Johannesburg - South African government bonds rallied in early Tuesday trade although demand could taper off with the potential injection of R2.1bn of new paper when the Treasury holds its first auction of the year.
The rand was largely flat against the dollar, barely moving on data showing both gross and net foreign exchange reserves fell in December compared with the previous month.
At 06:44 GMT the yield for the benchmark bond due in 2026 was down 5 basis points at 7.225% and that for the two year paper shaved off 2.5 basis points to 5.325%.
"We're opening up stronger again in keeping with the last two days. It's been a good week for bonds so far, with offshore buyers and the lack of liquidity causing the move," said Mark Southworth, a bond trader at Citi.
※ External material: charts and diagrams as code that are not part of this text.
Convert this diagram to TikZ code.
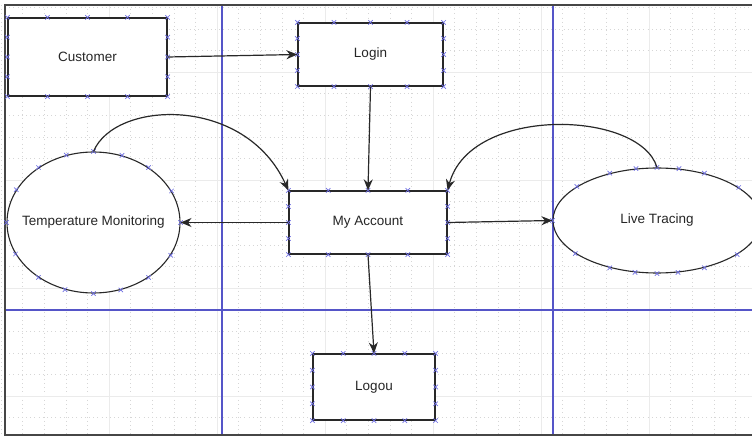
\documentclass[tikz,border=0pt]{standalone}
\usepackage{fontspec}
\setmainfont{Liberation Sans}
\usetikzlibrary{arrows.meta,shapes.geometric,calc}
\definecolor{pageblue}{RGB}{85,85,200}
\definecolor{markc}{RGB}{110,110,225}
\definecolor{linec}{RGB}{40,40,40}
\tikzset{
  griddot/.style={gray!32,line width=0.5pt,dash pattern=on 1pt off 3.2pt},
  gridsolid/.style={gray!16,line width=0.7pt},
  pagel/.style={pageblue,line width=1.2pt},
  frame/.style={gray!55!black,line width=1.4pt},
  txt/.style={font=\fontsize{13.5}{15}\selectfont,text=black!85},
  boxn/.style={rectangle,draw=linec,line width=1.2pt,fill=white,inner sep=0pt,txt},
  elln/.style={ellipse,draw=linec,line width=1.1pt,fill=white,inner sep=0pt},
  conn/.style={draw=linec,line width=1.2pt,-{Stealth[length=11pt,width=9pt]}},
  xm/.pic={\draw[markc,line width=0.7pt] (-2.2,-2.2)--(2.2,2.2) (-2.2,2.2)--(2.2,-2.2);}
}
\begin{document}
\begin{tikzpicture}[x=1pt,y=-1pt]
\useasboundingbox (0,0) rectangle (752,438);
\fill[white] (0,0) rectangle (752,438);
% grid
\foreach \k in {0,...,34} {\draw[griddot] ({1+21.6*\k},5) -- ({1+21.6*\k},435);}
\foreach \k in {0,...,19} {\draw[griddot] (5,{7.2+21.6*\k}) -- (752,{7.2+21.6*\k});}
\foreach \k in {0,...,5} {\draw[gridsolid] ({109+108*\k},5) -- ({109+108*\k},435);}
\foreach \k in {0,...,3} {\draw[gridsolid] (5,{72+108*\k}) -- (752,{72+108*\k});}
% page lines
\draw[pagel] (222,5) -- (222,435);
\draw[pagel] (553,5) -- (553,435);
\draw[pagel] (5,310) -- (752,310);
% frame
\draw[frame] (5,5) -- (752,5);
\draw[frame,line width=2.6pt] (5,4) -- (5,436);
\draw[frame,line width=2.2pt] (4,435) -- (752,435);
% nodes
\node[boxn,minimum width=159pt,minimum height=78pt] (cust) at (87.5,57) {Customer};
\node[boxn,minimum width=145pt,minimum height=63pt] (login) at (370.5,54.5) {Login};
\node[boxn,minimum width=158pt,minimum height=63pt] (acct) at (368,222.5) {My Account};
\node[boxn,minimum width=122pt,minimum height=66pt] (logou) at (374,387) {Logou};
\node[elln,minimum width=173pt,minimum height=141pt,label={[txt]center:Temperature Monitoring}] (temp) at (93.5,222.5) {};
\node[elln,minimum width=208pt,minimum height=105pt,label={[txt]center:Live Tracing}] (live) at (657,220.5) {};
% connection markers
\foreach \n in {cust,login,acct,logou} {
  \foreach \t in {0,0.25,0.5,0.75,1} {
    \pic at ($(\n.north west)!\t!(\n.north east)$) {xm};
    \pic at ($(\n.south west)!\t!(\n.south east)$) {xm};
  }
  \foreach \t in {0.25,0.5,0.75} {
    \pic at ($(\n.north west)!\t!(\n.south west)$) {xm};
    \pic at ($(\n.north east)!\t!(\n.south east)$) {xm};
  }
}
\foreach \n in {temp,live} {
  \foreach \a in {0,22.5,...,337.5} {\pic at (\n.\a) {xm};}
}
% connectors
\draw[conn] (cust.east) -- (login.west);
\draw[conn] (login.south) -- (acct.north);
\draw[conn] (acct.west) -- (temp.east);
\draw[conn] (acct.east) -- (live.west);
\draw[conn] (acct.south) -- (logou.north);
\draw[conn] (temp.north) .. controls (115,100) and (245,95) .. (acct.north west);
\draw[conn] (live.north) .. controls (640,110) and (470,105) .. (acct.north east);
\end{tikzpicture}
\end{document}
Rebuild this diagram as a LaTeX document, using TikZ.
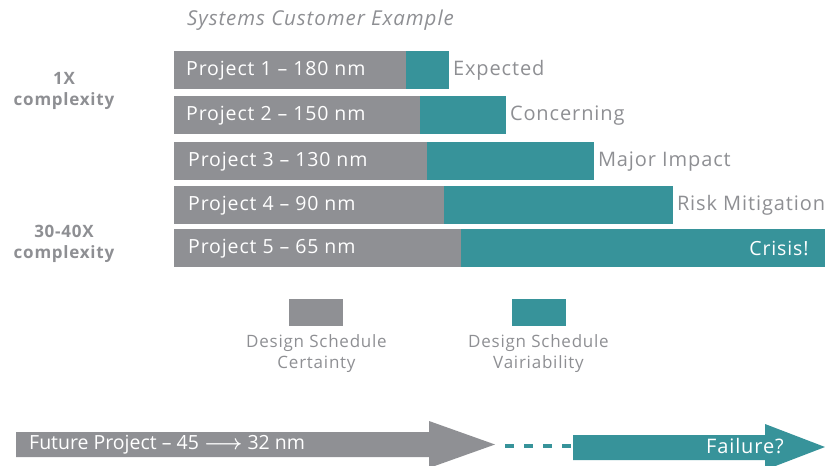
\documentclass[tikz,border=0pt]{standalone}
\usepackage{fontspec}
\setmainfont{Open Sans}
\newfontfamily\spaced[LetterSpace=4.5]{Open Sans}
\definecolor{barGray}{HTML}{8F9094}
\definecolor{barTeal}{HTML}{37939A}
\definecolor{txtGray}{HTML}{8E8F93}
\tikzset{
  graybar/.style={fill=barGray, draw=none, inner sep=0pt, minimum height=38pt, anchor=north west},
  tealbar/.style={fill=barTeal, draw=none, inner sep=0pt, minimum height=38pt, anchor=north west},
  bartext/.style={text=white, inner sep=0pt, anchor=west, font=\spaced\fontsize{19.5}{22}\selectfont},
  status/.style={text=txtGray, inner sep=0pt, anchor=west, font=\spaced\fontsize{20}{22}\selectfont},
  sidelabel/.style={text=txtGray, inner sep=0pt, align=center, font=\spaced\bfseries\fontsize{17}{21}\selectfont},
  legendbox/.style={inner sep=0pt, minimum width=54pt, minimum height=27pt, anchor=north west},
  legendtext/.style={text=txtGray, inner sep=0pt, align=center, font=\spaced\fontsize{17}{21}\selectfont},
}
\begin{document}
\begin{tikzpicture}[x=1pt,y=-1pt]
\useasboundingbox (0,0) rectangle (825,466);

% heading
\node[text=txtGray, inner sep=0pt, font=\spaced\itshape\fontsize{20.5}{22}\selectfont] (title) at (320.5,20) {Systems Customer Example};

% complexity labels
\node[sidelabel] (cx1) at (64,90.5) {1X\\complexity};
\node[sidelabel] (cx2) at (64,244) {30-40X\\complexity};

% project bars: certainty (gray) followed by variability (teal);
% each teal part overlaps its gray part by 1pt so no seam shows
\node[graybar, minimum width=232pt] (p1) at (174,51) {};
\node[tealbar, minimum width=43pt] (v1) at ([xshift=-1pt]p1.north east) {};
\node[graybar, minimum width=246pt] (p2) at (174,96) {};
\node[tealbar, minimum width=86pt] (v2) at ([xshift=-1pt]p2.north east) {};
\node[graybar, minimum width=253pt] (p3) at (174,142) {};
\node[tealbar, minimum width=167pt] (v3) at ([xshift=-1pt]p3.north east) {};
\node[graybar, minimum width=270pt] (p4) at (174,186) {};
\node[tealbar, minimum width=229pt] (v4) at ([xshift=-1pt]p4.north east) {};
\node[graybar, minimum width=287pt] (p5) at (174,229) {};
\node[tealbar, minimum width=365pt] (v5) at ([xshift=-1pt]p5.north east) {};

\node[bartext] (t1) at ([xshift=12pt]p1.west) {Project 1 – 180 nm};
\node[bartext] (t2) at ([xshift=12pt]p2.west) {Project 2 – 150 nm};
\node[bartext] (t3) at ([xshift=14pt]p3.west) {Project 3 – 130 nm};
\node[bartext] (t4) at ([xshift=14pt]p4.west) {Project 4 – 90 nm};
\node[bartext] (t5) at ([xshift=14pt]p5.west) {Project 5 – 65 nm};

\node[status] (s1) at ([xshift=4pt]v1.east) {Expected};
\node[status] (s2) at ([xshift=4pt]v2.east) {Concerning};
\node[status] (s3) at ([xshift=4pt]v3.east) {Major Impact};
\node[status] (s4) at ([xshift=4pt]v4.east) {Risk Mitigation};
\node[bartext, anchor=east] (s5) at ([xshift=-17pt]v5.east) {Crisis!};

% legend
\node[legendbox, fill=barGray] (lg1) at (289,299) {};
\node[legendbox, fill=barTeal] (lg2) at (512,299) {};
\node[legendtext] (lt1) at (316.5,353.5) {Design Schedule\\Certainty};
\node[legendtext] (lt2) at (538.5,353.5) {Design Schedule\\Vairiability};

% future project arrow
\fill[barGray] (16,432) -- (429,432) -- (429,421) -- (495,444.5) -- (429,468) -- (429,457) -- (16,457) -- cycle;
\coordinate (gtip) at (505,446);
\node[text=white, inner sep=0pt, anchor=west, font=\fontsize{19.5}{22}\selectfont] (fp) at (29,445) {Future Project – 45 {\boldmath$\longrightarrow$} 32 nm};

% failure arrow
\fill[barTeal] (573,435) -- (765,435) -- (765,424) -- (825,447) -- (765,470) -- (765,460) -- (573,460) -- cycle;
\coordinate (ttail) at (573,446);
\node[text=white, inner sep=0pt, anchor=east, font=\spaced\fontsize{20}{22}\selectfont] (fl) at (784,446) {Failure?};

% dashed link between the two arrows
\draw[barTeal, line width=4pt, dash pattern=on 9pt off 10pt] (gtip) -- (ttail);
\end{tikzpicture}
\end{document}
Data from the JSE exchange shows foreign demand for local debt has been strong in the first week of 2013, with offshore accounts buying a net R1.5bn as of January 4, compared to net sales of about R90m over the same period last year.
"This morning we do have the bond auction, so it will be interesting to see whether the market still has appetite for bonds at these relatively expensive levels," Southworth said.
The rand was at R8.5720 against the dollar, just 0.08% softer than the previous day's close at R8.5654.
The currency barely moved after a Reserve Bank report showed net gold and foreign exchange reserves fell to $47.948bn at the end of December from $48.431bn in November.
Gross reserves were also lower at $50.735bn from $50.813bn the month before.